Week 5 Lecture 1 - Metabolism

What is Life?

  • A bag of chemicals is just that, but a cell is living, leading to the question of how we define life.
  • Living cells and organisms exhibit various complex processes, which help define life.
  • Three fundamental types of work underlie all life processes.

Three Types of Work

  • Movement
  • Membrane Transport
  • Chemical Synthesis
  • These processes enable the characteristics of life and differentiate living from artificial entities.

Movement

  • Cells move organelles around (vesicles).
  • Vesicles move within cells (e.g., in a nerve cell) along microtubular tracks.
  • Vesicles transport proteins and membranes to specific locations, from the nucleus to other organelles or outside the cell, and vice versa.
  • Vesicular trafficking is precisely regulated.
  • Endocrine cells traffic hormones (e.g., estrogen, epinephrine, insulin) that are released and travel around the body.
  • Large cells mix organelles, nutrients, and biomolecules through cytoplasmic streaming, common in plant, fungal, protist cells, and animal oocytes/embryos.
  • Intracellular movements are powered by motor proteins like kinesin, dynein, and myosin, which move along microtubules and microfilaments (cytoskeleton).
  • Kinesin, discovered after 1983, is now considered a crucial protein in eukaryotic cells.
  • Entire cells move, such as neutrophils chasing bacteria.
  • Cell motility is essential during development, where cells move to their correct locations in an embryo.
  • Cells move by pushing the front end forward with their actin cytoskeleton and pulling the back end.
  • Other cells use cilia or flagella to swim (e.g., Tetrahymena).
  • Cilia also move water past cells (e.g., in airways).
  • Multicellular animals move due to muscle contraction.

Membrane Transport

  • Involves the movement of molecules or ions across membranes.
  • Important for maintaining osmotic balance; otherwise, cells can burst or shrivel.
  • Crucial for nutrient uptake, waste excretion, nerve signaling, and muscle contraction.
  • Approximately 50% of the brain's energy is used to move Na^+ and K^+ across cell membranes.
  • The sodium pump (Na+/K+ ATPase) is vital in nerve cells and nerve impulses.
  • In muscle cells, the Ca^{2+} pump (Ca^{2+}-ATPase) maintains low intracellular Ca^{2+} levels, allowing cells to respond to sudden increases in Ca^{2+} and contract.

Chemical Synthesis

  • Involves making macromolecules from monomer subunits.
  • Polysaccharides from sugars, proteins from amino acids, and nucleic acids from nucleotides.

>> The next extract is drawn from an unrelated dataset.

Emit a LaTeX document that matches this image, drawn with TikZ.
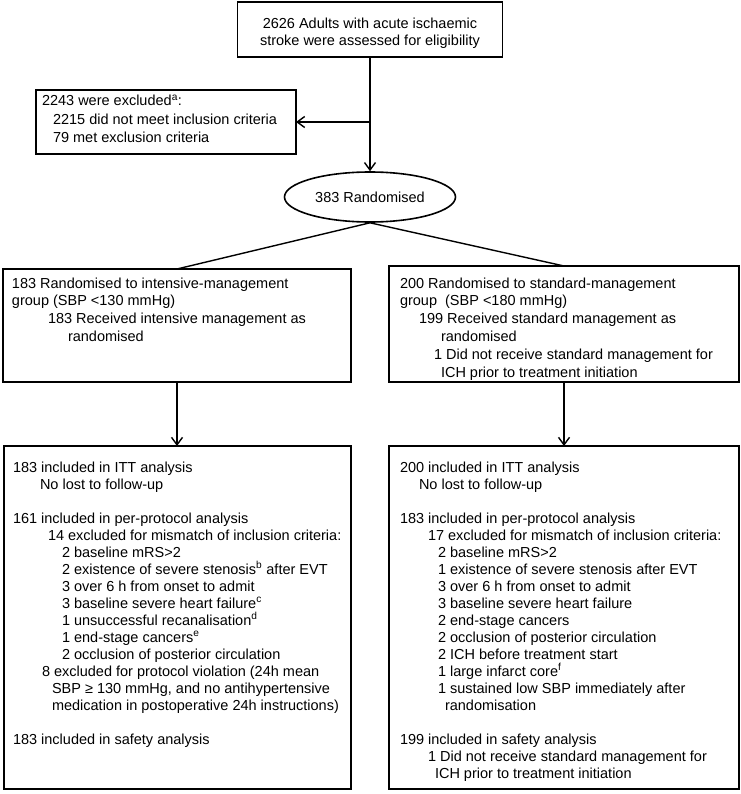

Transformation of Molecules

  • Cells perform work by transforming molecules and energy.
  • Molecules are modified via chemical reactions within cells.
  • Reactions are controlled by enzymes, which are typically specific and catalyze reactions by decreasing the time to reach equilibrium.
  • In glycolysis, glucose is converted to glucose-6-phosphate, catalyzed by hexokinase.
  • In a cell, this reaction doesn't reach equilibrium because glucose-6-phosphate is used in the subsequent reaction in the metabolic pathway.

Metabolism

  • Metabolism encompasses all metabolic pathways in a cell.
  • Metabolic pathways can be catabolic (breaking down complex molecules into simpler ones, spontaneous, and yielding energy).
  • Or anabolic (building complex molecules from simple ones, non-spontaneous, and requiring energy).
  • Energy coupling involves using energy from catabolic pathways to drive anabolic pathways.
  • Key energy carriers include ATP, NADH, and NADPH.
  • Pathways are regulated based on the cell or organism's energy needs through enzymes, allosterically, covalently, or genetically.

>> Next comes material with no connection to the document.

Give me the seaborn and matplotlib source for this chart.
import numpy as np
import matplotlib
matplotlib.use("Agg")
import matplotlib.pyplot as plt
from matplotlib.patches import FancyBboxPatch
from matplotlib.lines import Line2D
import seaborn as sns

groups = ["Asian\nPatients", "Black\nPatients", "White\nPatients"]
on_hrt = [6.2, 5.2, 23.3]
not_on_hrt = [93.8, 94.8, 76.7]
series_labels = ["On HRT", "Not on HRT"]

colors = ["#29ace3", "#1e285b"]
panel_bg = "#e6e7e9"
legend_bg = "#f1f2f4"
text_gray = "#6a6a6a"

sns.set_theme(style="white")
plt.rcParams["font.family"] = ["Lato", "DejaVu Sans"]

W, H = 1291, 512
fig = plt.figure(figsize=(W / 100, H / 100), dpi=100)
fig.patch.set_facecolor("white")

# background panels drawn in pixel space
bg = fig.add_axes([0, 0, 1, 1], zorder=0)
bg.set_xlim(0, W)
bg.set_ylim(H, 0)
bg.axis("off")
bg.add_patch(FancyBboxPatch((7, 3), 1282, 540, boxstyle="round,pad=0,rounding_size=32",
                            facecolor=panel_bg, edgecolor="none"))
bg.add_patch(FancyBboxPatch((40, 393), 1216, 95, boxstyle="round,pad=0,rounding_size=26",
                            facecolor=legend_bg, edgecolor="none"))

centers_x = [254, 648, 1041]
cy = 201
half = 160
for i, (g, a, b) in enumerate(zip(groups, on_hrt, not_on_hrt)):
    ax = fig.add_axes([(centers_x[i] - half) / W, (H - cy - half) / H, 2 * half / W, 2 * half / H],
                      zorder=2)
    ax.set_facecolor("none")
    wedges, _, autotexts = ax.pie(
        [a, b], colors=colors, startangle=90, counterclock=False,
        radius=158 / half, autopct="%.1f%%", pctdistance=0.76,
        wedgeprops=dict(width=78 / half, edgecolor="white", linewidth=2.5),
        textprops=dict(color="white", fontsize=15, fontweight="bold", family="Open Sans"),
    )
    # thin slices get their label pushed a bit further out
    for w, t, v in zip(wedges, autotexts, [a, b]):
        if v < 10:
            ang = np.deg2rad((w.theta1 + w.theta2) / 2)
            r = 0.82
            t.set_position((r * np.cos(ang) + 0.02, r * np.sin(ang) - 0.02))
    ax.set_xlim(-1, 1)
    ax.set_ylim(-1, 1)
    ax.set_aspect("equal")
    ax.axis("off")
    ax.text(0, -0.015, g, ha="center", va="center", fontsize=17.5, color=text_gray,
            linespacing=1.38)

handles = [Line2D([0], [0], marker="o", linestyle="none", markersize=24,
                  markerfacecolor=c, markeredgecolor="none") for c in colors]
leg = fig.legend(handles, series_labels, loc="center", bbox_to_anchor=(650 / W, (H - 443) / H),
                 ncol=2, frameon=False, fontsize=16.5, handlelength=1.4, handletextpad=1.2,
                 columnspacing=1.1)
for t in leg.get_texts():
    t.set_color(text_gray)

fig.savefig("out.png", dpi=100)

Metabolic Regulation Examples

  • After skipping breakfast and eating a crème egg, low energy levels cause the sugar in the egg to be broken down via catabolic pathways for energy.
  • Enzymes that catalyze sugar breakdown are activated based on the energy status.
  • After eating breakfast, high energy levels mean the glucose from the egg is converted to glycogen (a storage carbohydrate) through anabolic pathways.
  • Enzymes that catalyze sugar breakdown are switched off.
  • Cells control their metabolism by regulating enzymes, ensuring they have the materials and energy to perform work and stay alive.